Mismatch rather than Rejection

Fri 12 Jul 2019, 09:51 AM



by Ben Langhinrichs
Mismatched shoes and socks
 
Authors get told "No!" even more often than small kittens. No, we don't want to publish your short story. No, I don't want to represent you and your novel. No, the acquisitions department doesn't think we can sell your book. Sometimes it is couched in nicer terms, "Doesn't fit my list" or "Not quite right for me, but this is a subjective business", though quite often it is couched in silence with no response means no policies. Even if we make it through the process and our book is published, we face sometimes hostile reviewers and readers.
 
Too often, we refer to all of these negative responses as Rejection. Too often, we feel as if we ourselves have been rejected.
 
Instead, I try to think of this as Mismatch rather than Rejection. When an agent or editor says no, it is about the match being wrong and not about me or my work. Seen that way, I need to simply keep looking for the right match, or keep polishing and improving my book's chances for a good match. Even a round peg may not go into a round hole unless it is smooth and the right size. Your book may be just about right, but need smoothing or trimming to find the right match.
 
Same with negative reviews. That is just a mismatch between reader and book. No book is right for everybody. But there are readers out there for your stories, poems, books. You need to find them, and when the right match occurs, it is a wonderful thing.
 

Copyright © 2019 Ben Langhinrichs

What has been said:


2.1. Jeromes Venus
(07/13/2019 11:31 PM)

Thank you for the encouraging post, Ben. I just recently noticed a site (with a theme which perfectly fit one of my works in progress) was accepting submissions, so I rushed to finish and submit it. Unfortunately, by the time I submitted it, the site was no longer accepting submissions, so my response has thus far been silence. In my rush, I also made some clumsy mistakes which I noticed when rereading what I had written. I had proof-read it when I was sleepy and submitted the work just before crashing.

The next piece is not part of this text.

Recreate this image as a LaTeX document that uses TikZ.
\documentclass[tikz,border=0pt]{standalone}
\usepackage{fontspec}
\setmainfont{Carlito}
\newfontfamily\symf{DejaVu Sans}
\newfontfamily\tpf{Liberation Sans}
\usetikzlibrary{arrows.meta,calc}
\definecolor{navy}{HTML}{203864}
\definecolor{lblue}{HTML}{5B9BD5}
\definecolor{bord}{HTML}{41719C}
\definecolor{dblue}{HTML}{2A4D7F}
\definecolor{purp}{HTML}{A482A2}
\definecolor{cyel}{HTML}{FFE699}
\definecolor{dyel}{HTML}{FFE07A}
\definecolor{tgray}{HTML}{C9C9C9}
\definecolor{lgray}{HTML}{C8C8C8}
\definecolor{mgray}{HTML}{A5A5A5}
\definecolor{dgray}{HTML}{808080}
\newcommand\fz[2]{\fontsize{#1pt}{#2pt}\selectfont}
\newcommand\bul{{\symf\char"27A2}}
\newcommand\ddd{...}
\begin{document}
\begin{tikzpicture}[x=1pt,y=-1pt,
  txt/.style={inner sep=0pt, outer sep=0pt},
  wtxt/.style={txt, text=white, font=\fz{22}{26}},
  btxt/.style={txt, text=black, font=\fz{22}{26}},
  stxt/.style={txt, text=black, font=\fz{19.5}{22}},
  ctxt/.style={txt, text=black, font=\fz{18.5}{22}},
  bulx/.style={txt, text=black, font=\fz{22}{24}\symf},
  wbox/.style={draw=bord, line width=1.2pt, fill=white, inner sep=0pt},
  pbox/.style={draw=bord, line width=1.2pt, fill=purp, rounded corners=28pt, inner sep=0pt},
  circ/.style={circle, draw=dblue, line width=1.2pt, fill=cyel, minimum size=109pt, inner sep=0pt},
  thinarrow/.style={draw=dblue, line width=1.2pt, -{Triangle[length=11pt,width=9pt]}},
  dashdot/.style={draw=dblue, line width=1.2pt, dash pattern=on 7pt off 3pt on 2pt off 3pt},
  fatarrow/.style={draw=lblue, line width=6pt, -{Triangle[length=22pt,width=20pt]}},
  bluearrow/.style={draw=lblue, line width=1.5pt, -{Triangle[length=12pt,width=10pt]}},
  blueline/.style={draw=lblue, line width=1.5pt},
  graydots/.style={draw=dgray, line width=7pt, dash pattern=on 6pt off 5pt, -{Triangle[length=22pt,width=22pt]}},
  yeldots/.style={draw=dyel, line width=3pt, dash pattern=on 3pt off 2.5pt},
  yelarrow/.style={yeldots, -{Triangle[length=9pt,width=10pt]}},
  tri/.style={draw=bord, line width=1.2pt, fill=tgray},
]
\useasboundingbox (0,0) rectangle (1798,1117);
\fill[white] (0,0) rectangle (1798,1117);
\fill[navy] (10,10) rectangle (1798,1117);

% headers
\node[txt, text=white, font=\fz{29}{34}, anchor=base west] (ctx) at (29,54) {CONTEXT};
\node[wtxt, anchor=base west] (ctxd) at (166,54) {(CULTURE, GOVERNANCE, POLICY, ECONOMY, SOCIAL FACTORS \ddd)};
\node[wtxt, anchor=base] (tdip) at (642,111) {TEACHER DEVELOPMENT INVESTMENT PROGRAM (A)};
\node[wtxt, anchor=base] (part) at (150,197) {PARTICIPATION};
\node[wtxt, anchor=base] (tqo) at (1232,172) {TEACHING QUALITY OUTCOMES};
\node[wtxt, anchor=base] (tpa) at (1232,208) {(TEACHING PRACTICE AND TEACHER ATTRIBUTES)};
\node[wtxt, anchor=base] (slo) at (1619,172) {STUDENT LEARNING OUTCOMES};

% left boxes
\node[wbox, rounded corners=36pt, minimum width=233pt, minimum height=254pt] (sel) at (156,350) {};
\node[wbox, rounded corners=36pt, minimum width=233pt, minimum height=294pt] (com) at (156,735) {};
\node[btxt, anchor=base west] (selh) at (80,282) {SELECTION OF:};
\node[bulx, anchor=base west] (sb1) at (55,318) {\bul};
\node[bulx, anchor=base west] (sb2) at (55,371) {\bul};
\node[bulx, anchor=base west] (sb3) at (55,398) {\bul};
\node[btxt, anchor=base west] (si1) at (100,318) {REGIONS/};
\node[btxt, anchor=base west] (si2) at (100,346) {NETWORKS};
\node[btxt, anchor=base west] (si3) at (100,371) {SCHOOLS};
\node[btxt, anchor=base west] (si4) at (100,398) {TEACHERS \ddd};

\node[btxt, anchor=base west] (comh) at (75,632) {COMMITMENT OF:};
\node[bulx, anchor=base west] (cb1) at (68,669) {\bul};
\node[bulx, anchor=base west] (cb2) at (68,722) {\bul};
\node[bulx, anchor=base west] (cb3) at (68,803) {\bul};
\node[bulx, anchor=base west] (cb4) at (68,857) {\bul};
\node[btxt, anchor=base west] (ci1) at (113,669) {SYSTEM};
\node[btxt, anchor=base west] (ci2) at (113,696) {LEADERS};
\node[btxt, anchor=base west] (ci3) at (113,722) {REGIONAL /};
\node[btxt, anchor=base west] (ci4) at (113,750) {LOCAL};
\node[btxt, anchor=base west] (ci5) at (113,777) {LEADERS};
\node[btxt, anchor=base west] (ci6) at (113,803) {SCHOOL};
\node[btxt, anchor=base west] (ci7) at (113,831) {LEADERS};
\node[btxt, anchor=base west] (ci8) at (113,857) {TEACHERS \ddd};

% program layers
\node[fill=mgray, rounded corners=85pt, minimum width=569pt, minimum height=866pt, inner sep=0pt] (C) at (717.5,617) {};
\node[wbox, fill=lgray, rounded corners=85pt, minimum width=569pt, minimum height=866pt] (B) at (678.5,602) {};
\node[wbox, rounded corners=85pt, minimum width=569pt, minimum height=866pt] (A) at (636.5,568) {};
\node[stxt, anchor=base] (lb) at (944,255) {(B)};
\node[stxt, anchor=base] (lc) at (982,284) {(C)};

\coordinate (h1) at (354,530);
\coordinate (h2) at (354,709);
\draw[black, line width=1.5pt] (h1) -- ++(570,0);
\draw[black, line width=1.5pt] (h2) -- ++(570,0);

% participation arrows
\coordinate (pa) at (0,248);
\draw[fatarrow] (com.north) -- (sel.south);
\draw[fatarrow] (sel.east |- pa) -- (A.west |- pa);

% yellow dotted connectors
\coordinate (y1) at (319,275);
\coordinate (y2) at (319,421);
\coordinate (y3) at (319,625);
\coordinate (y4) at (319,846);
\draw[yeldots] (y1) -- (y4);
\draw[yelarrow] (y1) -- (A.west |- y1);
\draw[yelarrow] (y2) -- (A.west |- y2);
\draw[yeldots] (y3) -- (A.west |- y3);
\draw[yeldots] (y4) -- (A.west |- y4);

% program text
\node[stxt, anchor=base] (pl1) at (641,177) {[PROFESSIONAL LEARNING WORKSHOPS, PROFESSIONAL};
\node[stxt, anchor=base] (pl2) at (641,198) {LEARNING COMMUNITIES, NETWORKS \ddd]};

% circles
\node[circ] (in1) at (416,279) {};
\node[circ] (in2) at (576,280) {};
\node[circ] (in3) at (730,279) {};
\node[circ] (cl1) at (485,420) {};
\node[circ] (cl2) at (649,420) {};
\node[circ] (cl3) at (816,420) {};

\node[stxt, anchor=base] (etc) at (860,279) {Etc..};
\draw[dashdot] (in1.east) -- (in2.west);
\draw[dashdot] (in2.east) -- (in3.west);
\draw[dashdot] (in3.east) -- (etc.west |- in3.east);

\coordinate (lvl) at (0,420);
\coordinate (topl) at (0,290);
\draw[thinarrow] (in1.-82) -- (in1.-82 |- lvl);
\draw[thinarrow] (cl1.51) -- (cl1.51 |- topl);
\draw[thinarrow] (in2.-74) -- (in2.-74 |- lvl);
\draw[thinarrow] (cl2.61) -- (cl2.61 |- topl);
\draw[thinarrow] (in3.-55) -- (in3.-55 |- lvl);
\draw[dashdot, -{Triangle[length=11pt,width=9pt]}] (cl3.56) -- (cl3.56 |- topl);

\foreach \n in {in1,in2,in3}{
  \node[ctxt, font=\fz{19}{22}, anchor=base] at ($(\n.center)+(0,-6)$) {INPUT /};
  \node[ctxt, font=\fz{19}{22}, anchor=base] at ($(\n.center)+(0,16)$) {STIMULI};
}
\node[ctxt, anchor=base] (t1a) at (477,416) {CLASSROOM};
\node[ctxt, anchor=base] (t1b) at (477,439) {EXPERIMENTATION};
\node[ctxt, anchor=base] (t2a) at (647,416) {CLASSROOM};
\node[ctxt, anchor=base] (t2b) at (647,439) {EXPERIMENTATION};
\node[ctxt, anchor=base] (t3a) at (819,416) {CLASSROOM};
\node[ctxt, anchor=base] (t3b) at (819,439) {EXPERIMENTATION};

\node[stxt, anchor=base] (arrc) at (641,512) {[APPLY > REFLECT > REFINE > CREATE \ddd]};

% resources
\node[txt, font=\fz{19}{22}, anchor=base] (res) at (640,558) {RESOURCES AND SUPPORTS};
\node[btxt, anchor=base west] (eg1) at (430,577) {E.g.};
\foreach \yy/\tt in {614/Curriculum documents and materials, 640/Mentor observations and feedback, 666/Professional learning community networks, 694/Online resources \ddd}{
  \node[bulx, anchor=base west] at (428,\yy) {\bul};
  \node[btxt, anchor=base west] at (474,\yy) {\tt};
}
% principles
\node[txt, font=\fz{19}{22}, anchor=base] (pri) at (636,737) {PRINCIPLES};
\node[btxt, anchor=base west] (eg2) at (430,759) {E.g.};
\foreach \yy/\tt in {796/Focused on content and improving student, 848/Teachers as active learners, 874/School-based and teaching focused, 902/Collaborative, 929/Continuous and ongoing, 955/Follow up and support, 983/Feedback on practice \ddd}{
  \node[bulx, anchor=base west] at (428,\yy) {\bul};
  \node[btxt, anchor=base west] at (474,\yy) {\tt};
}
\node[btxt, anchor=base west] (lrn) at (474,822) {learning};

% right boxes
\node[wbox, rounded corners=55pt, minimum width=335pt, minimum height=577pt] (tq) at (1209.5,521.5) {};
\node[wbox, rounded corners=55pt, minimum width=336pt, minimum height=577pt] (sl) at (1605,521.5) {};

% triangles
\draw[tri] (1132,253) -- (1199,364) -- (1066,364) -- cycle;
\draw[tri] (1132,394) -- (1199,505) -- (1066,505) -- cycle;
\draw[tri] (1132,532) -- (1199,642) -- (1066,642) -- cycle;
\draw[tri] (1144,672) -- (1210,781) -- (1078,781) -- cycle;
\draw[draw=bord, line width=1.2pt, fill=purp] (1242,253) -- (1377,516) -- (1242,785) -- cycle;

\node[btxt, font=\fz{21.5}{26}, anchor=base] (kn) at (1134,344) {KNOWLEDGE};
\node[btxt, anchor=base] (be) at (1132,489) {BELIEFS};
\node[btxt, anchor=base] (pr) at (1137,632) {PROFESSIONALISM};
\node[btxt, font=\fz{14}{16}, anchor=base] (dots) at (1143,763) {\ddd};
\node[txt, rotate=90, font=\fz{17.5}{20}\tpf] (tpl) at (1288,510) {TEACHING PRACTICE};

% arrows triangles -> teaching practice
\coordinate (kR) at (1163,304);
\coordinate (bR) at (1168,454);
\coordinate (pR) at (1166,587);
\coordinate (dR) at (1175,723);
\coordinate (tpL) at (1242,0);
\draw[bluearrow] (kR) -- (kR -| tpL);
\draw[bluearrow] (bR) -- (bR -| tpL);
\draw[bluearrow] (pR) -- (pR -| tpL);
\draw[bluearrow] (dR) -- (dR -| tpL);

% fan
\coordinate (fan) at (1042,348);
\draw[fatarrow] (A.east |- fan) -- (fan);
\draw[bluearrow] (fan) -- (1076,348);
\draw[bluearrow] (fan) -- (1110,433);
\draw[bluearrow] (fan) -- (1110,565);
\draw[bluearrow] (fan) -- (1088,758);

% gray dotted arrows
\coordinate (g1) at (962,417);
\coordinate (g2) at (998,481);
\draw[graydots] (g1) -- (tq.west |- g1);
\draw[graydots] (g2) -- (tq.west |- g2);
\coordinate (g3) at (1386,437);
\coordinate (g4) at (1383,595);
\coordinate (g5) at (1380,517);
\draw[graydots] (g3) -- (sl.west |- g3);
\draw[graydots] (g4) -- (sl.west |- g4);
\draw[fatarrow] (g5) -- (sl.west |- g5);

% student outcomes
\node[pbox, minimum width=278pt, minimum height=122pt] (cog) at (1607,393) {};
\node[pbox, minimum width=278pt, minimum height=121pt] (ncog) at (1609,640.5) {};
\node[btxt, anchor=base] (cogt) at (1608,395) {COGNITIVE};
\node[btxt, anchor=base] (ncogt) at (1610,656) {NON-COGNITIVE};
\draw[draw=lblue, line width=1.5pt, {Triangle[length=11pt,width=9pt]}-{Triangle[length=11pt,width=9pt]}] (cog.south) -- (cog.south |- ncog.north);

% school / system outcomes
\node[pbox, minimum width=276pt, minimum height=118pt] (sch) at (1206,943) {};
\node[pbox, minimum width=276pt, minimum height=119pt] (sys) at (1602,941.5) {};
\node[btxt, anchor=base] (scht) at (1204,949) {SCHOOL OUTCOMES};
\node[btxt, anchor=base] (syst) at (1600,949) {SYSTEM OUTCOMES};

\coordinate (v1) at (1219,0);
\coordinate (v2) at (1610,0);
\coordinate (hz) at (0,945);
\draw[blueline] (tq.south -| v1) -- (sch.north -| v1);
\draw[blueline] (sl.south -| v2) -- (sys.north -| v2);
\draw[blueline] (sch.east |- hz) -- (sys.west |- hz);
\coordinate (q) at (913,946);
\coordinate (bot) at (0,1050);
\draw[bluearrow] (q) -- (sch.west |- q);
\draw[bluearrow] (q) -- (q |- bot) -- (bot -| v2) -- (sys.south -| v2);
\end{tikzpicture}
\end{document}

Anyway, if you've read reviews of your favorite books or even movie reviews, you've probably seen your favorite parts of a book or movie criticized by people who either didn't understand the point or who simply don't like what you like. I've never been able to figure out why some top selling movies and books are popular. I would have personally rejected them, but I've seen this sentiment also expressed by others about movies and books that I love, so it's important to keep in mind how subjective the selection process is and keep trying.